We may have to do this. I've been taking care of the yard most of the summer. She hires another person who will trim bushes and occasionally do stuff during the day. I've been getting the groceries and bringing them by.
If we weren't there doing all this for her, she'd probably have to go to an ALF.
Quote:
Originally Posted by NewbieHere
She doesn't want to spend down her savings because that's like her security blanket. I don't think it has anything to do with leaving to next generation. I wouldn't move either. I just live downstairs. Moving is very hard for older people.
The house really isn't going to be configurable for that. There's no place on the main level to install a restroom. The kitchen is on the main level. The bedrooms are upstairs. A chair lift would make the most sense, but I still don't think this is viable long-term.
She doesn't want to spend down her savings because that's like her security blanket. I don't think it has anything to do with leaving to next generation. I wouldn't move either. I just live downstairs. Moving is very hard for older people.

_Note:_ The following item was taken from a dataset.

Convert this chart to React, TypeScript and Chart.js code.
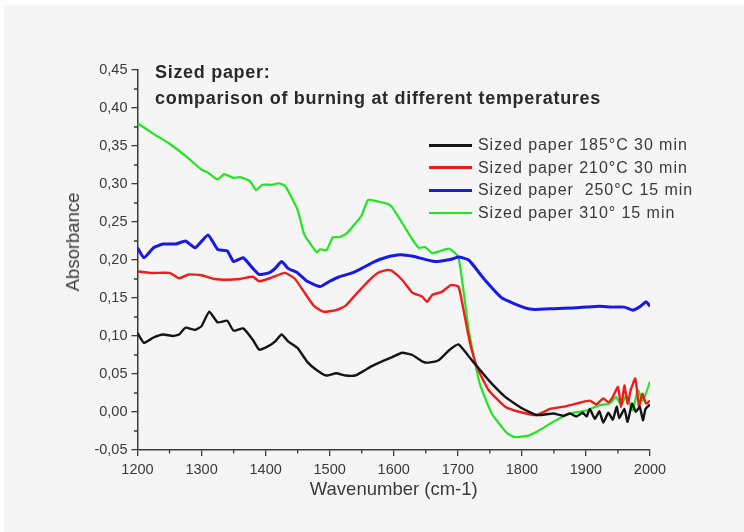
import React, { useEffect, useRef } from "react";
import { Chart, registerables } from "chart.js";

Chart.register(...registerables);

const xMin = 1200;
const xMax = 2000;
const yMin = -0.05;
const yMax = 0.45;
const xMinorTicks = [1250, 1350, 1450, 1550, 1650, 1750, 1850, 1950];
const yMinorTicks = [-0.025, 0.025, 0.075, 0.125, 0.175, 0.225, 0.275, 0.325, 0.375, 0.425];

const blackX = [1200, 1210, 1225, 1240, 1255, 1265, 1275, 1290, 1300, 1312, 1325, 1340, 1350, 1365, 1380, 1390, 1405, 1415, 1425, 1435, 1450, 1465, 1480, 1495, 1510, 1525, 1540, 1555, 1565, 1580, 1597, 1613, 1629, 1646, 1654, 1670, 1686, 1701, 1722, 1748, 1774, 1800, 1823, 1849, 1865, 1875, 1885, 1895, 1901, 1906, 1914, 1921, 1927, 1935, 1942, 1948, 1952, 1960, 1965, 1972, 1978, 1984, 1989, 1993, 2000];
const blackY = [0.104, 0.091, 0.098, 0.102, 0.100, 0.102, 0.111, 0.108, 0.113, 0.132, 0.118, 0.120, 0.107, 0.110, 0.095, 0.082, 0.087, 0.093, 0.102, 0.093, 0.084, 0.066, 0.055, 0.048, 0.051, 0.048, 0.048, 0.055, 0.060, 0.066, 0.072, 0.078, 0.075, 0.066, 0.065, 0.068, 0.081, 0.089, 0.068, 0.042, 0.020, 0.005, -0.004, -0.002, -0.005, -0.002, -0.006, -0.001, -0.006, 0.004, -0.009, 0.001, -0.014, -0.001, -0.010, 0.007, -0.008, 0.004, -0.013, 0.011, 0.000, 0.007, -0.011, 0.004, 0.010];

const redX = [1200, 1220, 1250, 1265, 1280, 1300, 1320, 1340, 1360, 1380, 1390, 1410, 1430, 1445, 1460, 1475, 1490, 1510, 1525, 1540, 1560, 1575, 1590, 1597, 1613, 1629, 1644, 1652, 1660, 1675, 1689, 1701, 1709, 1719, 1730, 1748, 1774, 1797, 1823, 1844, 1865, 1885, 1906, 1916, 1927, 1935, 1942, 1950, 1955, 1960, 1965, 1970, 1977, 1983, 1988, 1994, 2000];
const redY = [0.185, 0.183, 0.183, 0.176, 0.181, 0.180, 0.175, 0.174, 0.175, 0.178, 0.172, 0.177, 0.183, 0.176, 0.158, 0.140, 0.132, 0.134, 0.140, 0.154, 0.172, 0.183, 0.187, 0.186, 0.174, 0.157, 0.152, 0.145, 0.154, 0.158, 0.167, 0.165, 0.134, 0.091, 0.059, 0.029, 0.007, 0.000, -0.004, 0.004, 0.007, 0.011, 0.015, 0.010, 0.018, 0.013, 0.020, 0.033, 0.007, 0.035, 0.011, 0.029, 0.044, 0.007, 0.024, 0.011, 0.015];

const blueX = [1200, 1210, 1225, 1240, 1260, 1275, 1290, 1310, 1325, 1340, 1350, 1365, 1380, 1390, 1405, 1415, 1425, 1435, 1450, 1465, 1485, 1500, 1515, 1535, 1550, 1570, 1590, 1610, 1630, 1664, 1690, 1701, 1717, 1742, 1769, 1805, 1820, 1850, 1880, 1900, 1920, 1940, 1960, 1973, 1985, 1994, 2000];
const blueY = [0.216, 0.203, 0.216, 0.221, 0.221, 0.225, 0.216, 0.233, 0.214, 0.212, 0.198, 0.203, 0.189, 0.181, 0.183, 0.189, 0.198, 0.189, 0.183, 0.172, 0.165, 0.172, 0.178, 0.183, 0.189, 0.198, 0.204, 0.207, 0.205, 0.198, 0.201, 0.204, 0.200, 0.174, 0.150, 0.137, 0.135, 0.136, 0.137, 0.138, 0.139, 0.138, 0.138, 0.134, 0.139, 0.145, 0.139];

const greenX = [1200, 1225, 1250, 1275, 1300, 1310, 1325, 1335, 1350, 1360, 1375, 1385, 1395, 1410, 1420, 1430, 1440, 1450, 1460, 1470, 1480, 1485, 1495, 1505, 1515, 1525, 1540, 1550, 1560, 1575, 1590, 1597, 1613, 1629, 1639, 1649, 1660, 1670, 1686, 1701, 1717, 1734, 1753, 1777, 1789, 1810, 1823, 1849, 1875, 1901, 1921, 1937, 1947, 1955, 1963, 1973, 1981, 1989, 2000];
const greenY = [0.380, 0.366, 0.353, 0.337, 0.319, 0.315, 0.306, 0.313, 0.308, 0.309, 0.304, 0.292, 0.299, 0.299, 0.301, 0.298, 0.283, 0.266, 0.234, 0.221, 0.210, 0.214, 0.213, 0.230, 0.230, 0.234, 0.248, 0.259, 0.279, 0.277, 0.274, 0.270, 0.249, 0.227, 0.216, 0.217, 0.209, 0.211, 0.215, 0.204, 0.108, 0.038, -0.002, -0.028, -0.033, -0.031, -0.026, -0.013, -0.002, 0.002, 0.009, 0.011, 0.020, 0.009, 0.022, 0.002, 0.029, 0.015, 0.040];

const seriesLabels = [
  "Sized paper 185°C 30 min",
  "Sized paper 210°C 30 min",
  "Sized paper  250°C 15 min",
  "Sized paper 310° 15 min",
];
const seriesColors = ["#151515", "#f01c1c", "#1818e8", "#20e620"];
const seriesWidths = [2.4, 2.4, 3, 2.2];
const seriesX = [blackX, redX, blueX, greenX];
const seriesY = [blackY, redY, blueY, greenY];

const titleLine1 = "Sized paper:";
const titleLine2 = "comparison of burning at different temperatures";
const xTitle = "Wavenumber (cm-1)";
const yTitle = "Absorbance";

const axisColor = "#3a3a3a";
const textColor = "#3a3a3a";
const FONT = "'Liberation Sans', Arial, sans-serif";

const minorTicks = {
  id: "minorTicks",
  afterDraw(chart: any) {
    const { ctx, scales } = chart;
    const xs = scales.x;
    const ys = scales.y;
    ctx.save();
    ctx.strokeStyle = axisColor;
    ctx.lineWidth = 1.3;
    ctx.beginPath();
    xMinorTicks.forEach((v) => {
      const px = xs.getPixelForValue(v);
      ctx.moveTo(px, ys.bottom);
      ctx.lineTo(px, ys.bottom + 3.5);
    });
    yMinorTicks.forEach((v) => {
      const py = ys.getPixelForValue(v);
      ctx.moveTo(xs.left, py);
      ctx.lineTo(xs.left - 3.5, py);
    });
    ctx.stroke();
    ctx.restore();
  },
};

export default function App() {
  const ref = useRef<HTMLCanvasElement | null>(null);

  useEffect(() => {
    document.body.style.margin = "0";
    const canvas = ref.current;
    if (!canvas) return;
    const chart = new Chart(canvas, {
      type: "line",
      data: {
        datasets: seriesLabels.map((label, i) => ({
          label,
          data: seriesX[i].map((x, j) => ({ x, y: seriesY[i][j] })),
          borderColor: seriesColors[i],
          backgroundColor: seriesColors[i],
          borderWidth: seriesWidths[i],
          pointRadius: 0,
          tension: 0.15,
          fill: false,
        })),
      },
      options: {
        animation: false,
        responsive: false,
        devicePixelRatio: 1,
        layout: { padding: { left: 63, right: 94, top: 70, bottom: 0 } },
        plugins: {
          legend: { display: false },
          tooltip: { enabled: false },
        },
        scales: {
          x: {
            type: "linear",
            min: xMin,
            max: xMax,
            afterFit: (s: any) => {
              s.height = 82;
            },
            border: { display: true, color: axisColor, width: 1.5 },
            grid: { drawOnChartArea: false, drawTicks: true, tickLength: 6, color: axisColor, lineWidth: 1.3 },
            ticks: {
              stepSize: 100,
              padding: 5,
              color: textColor,
              font: { family: FONT, size: 14.5 },
              maxRotation: 0,
              callback: (v: any) => String(v),
            },
            title: {
              display: true,
              text: xTitle,
              color: textColor,
              font: { family: FONT, size: 18.5 },
              padding: { top: 0, bottom: 31 },
            },
          },
          y: {
            type: "linear",
            min: yMin,
            max: yMax,
            afterFit: (s: any) => {
              s.width = 74.5;
            },
            border: { display: true, color: axisColor, width: 1.5 },
            grid: { drawOnChartArea: false, drawTicks: true, tickLength: 6, color: axisColor, lineWidth: 1.3 },
            ticks: {
              stepSize: 0.05,
              padding: 4,
              color: textColor,
              font: { family: FONT, size: 14.5 },
              callback: (v: any) => Number(v).toFixed(2).replace(".", ","),
            },
          },
        },
      },
      plugins: [minorTicks],
    });
    return () => chart.destroy();
  }, []);

  return (
    <div style={{ position: "relative", width: 744, height: 532, background: "#ffffff", overflow: "hidden" }}>
      <div style={{ position: "absolute", left: 4, top: 5, right: 0, bottom: 0, background: "#f4f5f4" }} />
      <canvas ref={ref} width={744} height={532} style={{ position: "absolute", left: 0, top: 0, width: 744, height: 532 }} />
      <div
        style={{
          position: "absolute",
          left: 155,
          top: 60,
          fontFamily: FONT,
          fontWeight: "bold",
          fontSize: 18,
          lineHeight: "25.5px",
          letterSpacing: 0.7,
          color: "#2a2a2a",
          whiteSpace: "pre",
        }}
      >
        <div>{titleLine1}</div>
        <div>{titleLine2}</div>
      </div>
      <div
        style={{
          position: "absolute",
          left: 73,
          top: 242,
          transform: "translate(-50%, -50%) rotate(-90deg)",
          fontFamily: FONT,
          fontSize: 18.5,
          color: textColor,
          whiteSpace: "pre",
        }}
      >
        {yTitle}
      </div>
      <div style={{ position: "absolute", left: 429, top: 134, fontFamily: FONT, fontSize: 16, color: textColor }}>
        {seriesLabels.map((label, i) => (
          <div key={label} style={{ display: "flex", alignItems: "center", height: 22.6 }}>
            <div style={{ width: 43, height: seriesWidths[i] + 0.6, background: seriesColors[i], marginRight: 6 }} />
            <span style={{ whiteSpace: "pre", letterSpacing: 0.95 }}>{label}</span>
          </div>
        ))}
      </div>
    </div>
  );
}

And staying can be very hard on the people that you push to do stuff for you that allows you to "live on your own". We all have to know our limitations and hanging on to a multi-level house when you don't have at least a bedroom and bathroom on your living level is the sign of someone not planning ahead.
I often hear of retired folks intentionally buying 2 story homes because going up and down stairs every day will keep them in shape! Guess they can't imagine any kind of accident or later illness that might burst their bubble - more reasonable to have a workout plan to stay in shape and not use your home.
Can you not convince her to use savings short term to get a more suitable home, then, when she sells the existing house, she can "recoup" most or all of the savings?
I understand this and yeah I am Scot-Irish-Hillbilly too. It takes a lifetime to build up a good nest egg, and at least to me some of this money is "strategic" - it's OK to spend it on something that will make money, it's tolerable to spend on something that will hold its value, but anathema to spend it on ordinary expenses.
Can you not convince her to use savings short term to get a more suitable home, then, when she sells the existing house, she can "recoup" most or all of the savings?
I understand this and yeah I am Scot-Irish-Hillbilly too. It takes a lifetime to build up a good nest egg, and at least to me some of this money is "strategic" - it's OK to spend it on something that will make money, it's tolerable to spend on something that will hold its value, but anathema to spend it on ordinary expenses.
She wants to sell her home FIRST, then find something. She really doesn't want to use any of her current savings. That's the problem.
The home is not valuable enough to buy the home she wants/needs. She may end up having to take a $50,000 - $100,000 mortgage. I don't think paying cash for the home, even if she could, is smart considering she's likely to end up ALF/SNF in a few years anyway.
The house really isn't going to be configurable for that. There's no place on the main level to install a restroom. The kitchen is on the main level. The bedrooms are upstairs. A chair lift would make the most sense, but I still don't think this is viable long-term.
My friend in the U.K. does this for a living, outfitting home with stairs for seniors. No need to move. Why can't we do that here in USA.